NetApp competes with major technology and storage companies, including Dell Technologies, Pure Storage, Hewlett Packard Enterprise, IBM, and cloud platform providers. Competition is intense because enterprises are upgrading infrastructure for AI, cybersecurity, analytics, and digital transformation.

To stand out, NetApp must prove that its systems are not only powerful but also efficient, secure, and flexible. Customers increasingly want platforms that reduce complexity. If NetApp’s ONTAP-based ecosystem can simplify data management across environments, that could remain a long-term advantage.

Investor Takeaway

NetApp’s Q4 fiscal 2026 earnings report could be an important test of investor confidence. Expectations appear reasonable, with analysts looking for steady earnings and moderate revenue growth.

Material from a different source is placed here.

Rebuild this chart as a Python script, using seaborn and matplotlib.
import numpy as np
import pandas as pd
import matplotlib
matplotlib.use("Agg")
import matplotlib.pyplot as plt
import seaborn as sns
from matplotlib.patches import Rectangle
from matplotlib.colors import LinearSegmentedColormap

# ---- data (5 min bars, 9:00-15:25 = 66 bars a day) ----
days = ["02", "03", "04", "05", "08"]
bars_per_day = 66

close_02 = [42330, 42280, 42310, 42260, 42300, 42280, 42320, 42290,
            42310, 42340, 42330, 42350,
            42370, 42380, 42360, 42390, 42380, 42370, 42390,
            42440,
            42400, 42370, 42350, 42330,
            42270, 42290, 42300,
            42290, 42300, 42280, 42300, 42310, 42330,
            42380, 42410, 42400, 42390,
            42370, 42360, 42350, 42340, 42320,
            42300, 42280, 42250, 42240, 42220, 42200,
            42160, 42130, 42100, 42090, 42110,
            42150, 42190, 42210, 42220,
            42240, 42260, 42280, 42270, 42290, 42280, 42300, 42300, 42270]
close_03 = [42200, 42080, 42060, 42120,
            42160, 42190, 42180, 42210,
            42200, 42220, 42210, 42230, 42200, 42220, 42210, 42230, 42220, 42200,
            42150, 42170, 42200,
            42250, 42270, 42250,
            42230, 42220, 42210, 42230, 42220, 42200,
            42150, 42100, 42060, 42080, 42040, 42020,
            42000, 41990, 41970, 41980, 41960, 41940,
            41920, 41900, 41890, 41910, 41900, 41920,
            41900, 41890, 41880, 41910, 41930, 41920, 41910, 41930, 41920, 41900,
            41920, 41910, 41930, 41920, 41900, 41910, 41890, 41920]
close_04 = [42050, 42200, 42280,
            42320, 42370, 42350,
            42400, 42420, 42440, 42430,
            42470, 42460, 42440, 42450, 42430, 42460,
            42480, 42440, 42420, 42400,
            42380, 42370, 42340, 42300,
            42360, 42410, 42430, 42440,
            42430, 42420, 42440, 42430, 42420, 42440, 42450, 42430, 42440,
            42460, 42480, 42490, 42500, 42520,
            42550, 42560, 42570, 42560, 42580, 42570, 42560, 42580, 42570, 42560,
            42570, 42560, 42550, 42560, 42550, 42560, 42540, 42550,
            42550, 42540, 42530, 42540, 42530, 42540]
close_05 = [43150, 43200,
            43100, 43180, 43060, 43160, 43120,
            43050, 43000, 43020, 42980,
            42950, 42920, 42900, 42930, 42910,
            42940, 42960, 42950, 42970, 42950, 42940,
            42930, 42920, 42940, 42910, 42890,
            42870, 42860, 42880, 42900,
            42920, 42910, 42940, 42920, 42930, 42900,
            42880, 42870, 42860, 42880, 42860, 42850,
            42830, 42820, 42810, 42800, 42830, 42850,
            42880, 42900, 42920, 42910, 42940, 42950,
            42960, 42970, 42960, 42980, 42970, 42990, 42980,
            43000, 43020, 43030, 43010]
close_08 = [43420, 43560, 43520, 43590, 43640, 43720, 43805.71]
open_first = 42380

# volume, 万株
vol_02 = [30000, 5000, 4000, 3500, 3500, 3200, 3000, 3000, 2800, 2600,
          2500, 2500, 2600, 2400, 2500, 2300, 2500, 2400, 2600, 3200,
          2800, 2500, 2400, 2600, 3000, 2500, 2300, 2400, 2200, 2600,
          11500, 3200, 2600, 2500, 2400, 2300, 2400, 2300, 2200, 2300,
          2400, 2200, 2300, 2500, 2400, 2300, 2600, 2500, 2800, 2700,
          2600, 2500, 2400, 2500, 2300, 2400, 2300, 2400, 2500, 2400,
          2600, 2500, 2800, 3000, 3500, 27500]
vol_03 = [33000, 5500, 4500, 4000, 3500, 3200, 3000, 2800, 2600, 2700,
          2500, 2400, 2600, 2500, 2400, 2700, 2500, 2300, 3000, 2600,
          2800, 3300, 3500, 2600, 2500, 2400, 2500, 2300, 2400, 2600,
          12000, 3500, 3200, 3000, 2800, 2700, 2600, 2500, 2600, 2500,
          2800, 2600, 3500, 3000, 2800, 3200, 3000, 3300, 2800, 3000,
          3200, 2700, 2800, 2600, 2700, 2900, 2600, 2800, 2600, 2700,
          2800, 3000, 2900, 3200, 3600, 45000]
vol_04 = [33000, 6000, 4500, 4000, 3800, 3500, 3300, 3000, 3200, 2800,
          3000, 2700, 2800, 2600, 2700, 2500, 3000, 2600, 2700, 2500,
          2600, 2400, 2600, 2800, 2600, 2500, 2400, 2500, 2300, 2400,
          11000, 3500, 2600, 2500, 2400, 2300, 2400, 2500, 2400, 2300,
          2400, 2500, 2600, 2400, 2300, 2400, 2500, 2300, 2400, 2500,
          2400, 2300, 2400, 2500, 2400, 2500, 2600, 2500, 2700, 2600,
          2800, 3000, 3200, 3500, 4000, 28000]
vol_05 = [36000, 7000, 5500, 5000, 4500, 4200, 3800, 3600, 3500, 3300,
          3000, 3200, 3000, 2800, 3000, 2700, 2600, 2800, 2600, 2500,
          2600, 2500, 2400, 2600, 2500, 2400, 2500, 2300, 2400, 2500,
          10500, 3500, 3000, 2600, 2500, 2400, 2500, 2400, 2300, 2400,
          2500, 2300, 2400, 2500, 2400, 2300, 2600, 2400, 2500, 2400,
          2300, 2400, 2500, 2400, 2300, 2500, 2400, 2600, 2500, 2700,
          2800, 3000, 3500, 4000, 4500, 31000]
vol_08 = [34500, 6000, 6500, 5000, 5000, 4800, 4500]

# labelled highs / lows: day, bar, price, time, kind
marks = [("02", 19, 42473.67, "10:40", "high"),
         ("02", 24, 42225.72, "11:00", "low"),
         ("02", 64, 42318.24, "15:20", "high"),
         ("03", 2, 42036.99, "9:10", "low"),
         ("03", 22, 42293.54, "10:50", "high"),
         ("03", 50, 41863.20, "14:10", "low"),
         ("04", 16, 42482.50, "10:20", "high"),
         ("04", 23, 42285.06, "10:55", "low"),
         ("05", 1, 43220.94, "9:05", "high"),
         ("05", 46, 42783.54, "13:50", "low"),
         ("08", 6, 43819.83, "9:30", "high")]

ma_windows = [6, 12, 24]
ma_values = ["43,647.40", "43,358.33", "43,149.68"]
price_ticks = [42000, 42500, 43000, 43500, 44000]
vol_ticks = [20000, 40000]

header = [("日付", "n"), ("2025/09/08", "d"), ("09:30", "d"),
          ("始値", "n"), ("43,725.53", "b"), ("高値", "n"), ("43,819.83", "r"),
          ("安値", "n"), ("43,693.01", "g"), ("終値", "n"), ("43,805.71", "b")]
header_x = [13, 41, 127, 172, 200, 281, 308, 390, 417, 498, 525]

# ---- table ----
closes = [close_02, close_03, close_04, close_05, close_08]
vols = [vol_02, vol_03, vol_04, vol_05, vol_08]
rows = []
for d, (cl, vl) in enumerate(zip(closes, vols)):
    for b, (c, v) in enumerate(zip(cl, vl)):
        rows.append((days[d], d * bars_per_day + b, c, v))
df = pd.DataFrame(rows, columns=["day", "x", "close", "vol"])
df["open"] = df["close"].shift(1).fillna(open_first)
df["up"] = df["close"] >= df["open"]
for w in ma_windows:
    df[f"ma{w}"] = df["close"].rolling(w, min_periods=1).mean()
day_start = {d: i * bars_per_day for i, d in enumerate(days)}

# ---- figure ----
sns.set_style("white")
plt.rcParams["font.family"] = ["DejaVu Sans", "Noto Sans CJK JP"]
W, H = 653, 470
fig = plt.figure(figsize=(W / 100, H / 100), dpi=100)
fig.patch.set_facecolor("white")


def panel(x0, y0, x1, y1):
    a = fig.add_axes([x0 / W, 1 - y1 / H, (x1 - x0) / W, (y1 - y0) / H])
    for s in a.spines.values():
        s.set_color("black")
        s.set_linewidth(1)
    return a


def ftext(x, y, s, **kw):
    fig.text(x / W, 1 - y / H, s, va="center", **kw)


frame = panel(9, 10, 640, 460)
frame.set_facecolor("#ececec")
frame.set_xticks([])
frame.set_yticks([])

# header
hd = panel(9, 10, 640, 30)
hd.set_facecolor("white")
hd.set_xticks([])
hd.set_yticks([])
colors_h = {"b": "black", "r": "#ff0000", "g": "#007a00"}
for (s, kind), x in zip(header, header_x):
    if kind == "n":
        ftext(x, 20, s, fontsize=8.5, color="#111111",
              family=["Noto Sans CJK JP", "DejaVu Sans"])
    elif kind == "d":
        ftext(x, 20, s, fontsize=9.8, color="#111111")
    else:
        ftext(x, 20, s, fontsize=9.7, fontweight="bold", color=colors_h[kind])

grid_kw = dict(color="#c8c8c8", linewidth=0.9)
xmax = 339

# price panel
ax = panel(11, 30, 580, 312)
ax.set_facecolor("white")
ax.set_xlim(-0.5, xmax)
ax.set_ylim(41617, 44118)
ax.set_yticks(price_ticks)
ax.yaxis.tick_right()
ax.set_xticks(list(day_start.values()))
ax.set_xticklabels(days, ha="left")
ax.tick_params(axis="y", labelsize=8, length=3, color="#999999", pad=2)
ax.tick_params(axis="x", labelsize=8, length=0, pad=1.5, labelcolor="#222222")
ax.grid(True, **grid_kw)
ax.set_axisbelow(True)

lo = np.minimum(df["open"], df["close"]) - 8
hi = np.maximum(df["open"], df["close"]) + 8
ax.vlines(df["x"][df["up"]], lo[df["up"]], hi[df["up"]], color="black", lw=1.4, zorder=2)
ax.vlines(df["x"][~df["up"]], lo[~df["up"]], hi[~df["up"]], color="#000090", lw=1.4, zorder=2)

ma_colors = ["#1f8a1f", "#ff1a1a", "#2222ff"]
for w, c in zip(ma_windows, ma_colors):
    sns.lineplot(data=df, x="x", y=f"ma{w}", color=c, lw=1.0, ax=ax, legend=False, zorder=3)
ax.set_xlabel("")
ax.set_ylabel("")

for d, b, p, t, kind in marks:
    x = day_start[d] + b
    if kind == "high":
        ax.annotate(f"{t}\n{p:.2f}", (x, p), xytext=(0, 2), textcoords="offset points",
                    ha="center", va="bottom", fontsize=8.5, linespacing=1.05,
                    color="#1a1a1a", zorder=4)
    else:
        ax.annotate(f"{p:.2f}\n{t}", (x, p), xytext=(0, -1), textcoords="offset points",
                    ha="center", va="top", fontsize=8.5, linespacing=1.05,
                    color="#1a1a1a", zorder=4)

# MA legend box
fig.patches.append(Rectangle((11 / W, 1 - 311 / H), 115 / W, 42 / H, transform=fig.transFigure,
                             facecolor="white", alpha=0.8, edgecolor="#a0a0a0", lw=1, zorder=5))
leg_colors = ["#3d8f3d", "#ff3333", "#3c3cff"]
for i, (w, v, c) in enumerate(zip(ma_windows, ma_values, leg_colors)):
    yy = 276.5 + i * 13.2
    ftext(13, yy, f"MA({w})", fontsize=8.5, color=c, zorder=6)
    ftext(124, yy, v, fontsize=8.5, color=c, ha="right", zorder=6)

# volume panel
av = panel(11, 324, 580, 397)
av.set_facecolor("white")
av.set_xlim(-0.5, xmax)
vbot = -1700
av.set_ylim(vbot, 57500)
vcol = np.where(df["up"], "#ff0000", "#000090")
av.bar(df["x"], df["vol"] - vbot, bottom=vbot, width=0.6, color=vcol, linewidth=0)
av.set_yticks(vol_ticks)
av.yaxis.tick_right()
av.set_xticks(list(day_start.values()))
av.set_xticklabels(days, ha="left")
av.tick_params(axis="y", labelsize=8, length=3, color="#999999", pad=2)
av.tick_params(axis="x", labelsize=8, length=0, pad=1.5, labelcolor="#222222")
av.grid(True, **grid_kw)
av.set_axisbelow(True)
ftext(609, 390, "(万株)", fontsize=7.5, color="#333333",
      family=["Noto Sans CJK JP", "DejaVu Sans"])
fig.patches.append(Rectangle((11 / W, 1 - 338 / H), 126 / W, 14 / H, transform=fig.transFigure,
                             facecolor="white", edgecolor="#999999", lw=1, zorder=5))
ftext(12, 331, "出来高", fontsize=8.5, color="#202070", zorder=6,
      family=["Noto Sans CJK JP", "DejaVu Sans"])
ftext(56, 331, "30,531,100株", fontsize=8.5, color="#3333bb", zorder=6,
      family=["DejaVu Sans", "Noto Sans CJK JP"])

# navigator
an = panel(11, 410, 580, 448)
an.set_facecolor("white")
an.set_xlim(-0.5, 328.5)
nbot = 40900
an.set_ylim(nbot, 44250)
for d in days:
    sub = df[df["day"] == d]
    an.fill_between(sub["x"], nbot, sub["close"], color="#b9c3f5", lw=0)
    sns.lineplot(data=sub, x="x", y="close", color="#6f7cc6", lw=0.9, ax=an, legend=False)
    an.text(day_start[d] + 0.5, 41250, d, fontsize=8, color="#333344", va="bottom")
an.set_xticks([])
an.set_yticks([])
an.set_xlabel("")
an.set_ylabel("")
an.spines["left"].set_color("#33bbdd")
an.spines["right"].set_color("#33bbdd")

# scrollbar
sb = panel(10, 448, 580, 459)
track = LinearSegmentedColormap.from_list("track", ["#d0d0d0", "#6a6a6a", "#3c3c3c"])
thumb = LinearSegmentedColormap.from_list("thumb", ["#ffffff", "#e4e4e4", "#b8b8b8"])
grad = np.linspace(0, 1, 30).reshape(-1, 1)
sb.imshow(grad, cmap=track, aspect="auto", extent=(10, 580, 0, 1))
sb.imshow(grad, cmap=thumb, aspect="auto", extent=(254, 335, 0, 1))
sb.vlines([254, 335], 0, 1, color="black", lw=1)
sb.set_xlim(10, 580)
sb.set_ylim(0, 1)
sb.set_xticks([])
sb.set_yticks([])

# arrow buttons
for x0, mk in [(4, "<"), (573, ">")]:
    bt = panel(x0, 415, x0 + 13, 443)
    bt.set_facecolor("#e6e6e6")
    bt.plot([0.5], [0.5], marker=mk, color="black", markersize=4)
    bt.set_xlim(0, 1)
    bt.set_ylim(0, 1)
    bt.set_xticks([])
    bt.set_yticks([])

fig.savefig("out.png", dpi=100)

The bigger question is whether management can show that demand for all-flash storage, cloud-connected data services, and AI infrastructure is strong enough to support future growth.

If NetApp beats expectations and gives upbeat guidance, the stock may benefit from renewed confidence in enterprise storage and AI data infrastructure demand. However, if revenue falls short or management gives cautious guidance, investors may become more concerned about competition, customer spending, or slower product adoption.

Overall, the upcoming report will likely focus on four main themes: earnings performance, revenue growth, all-flash array demand, and the outlook for AI-driven data infrastructure. For long-term investors, the most important message may be whether NetApp can turn the AI and hybrid cloud opportunity into consistent, profitable growth.

Disclaimer: This article is for informational purposes only and should not be considered financial advice.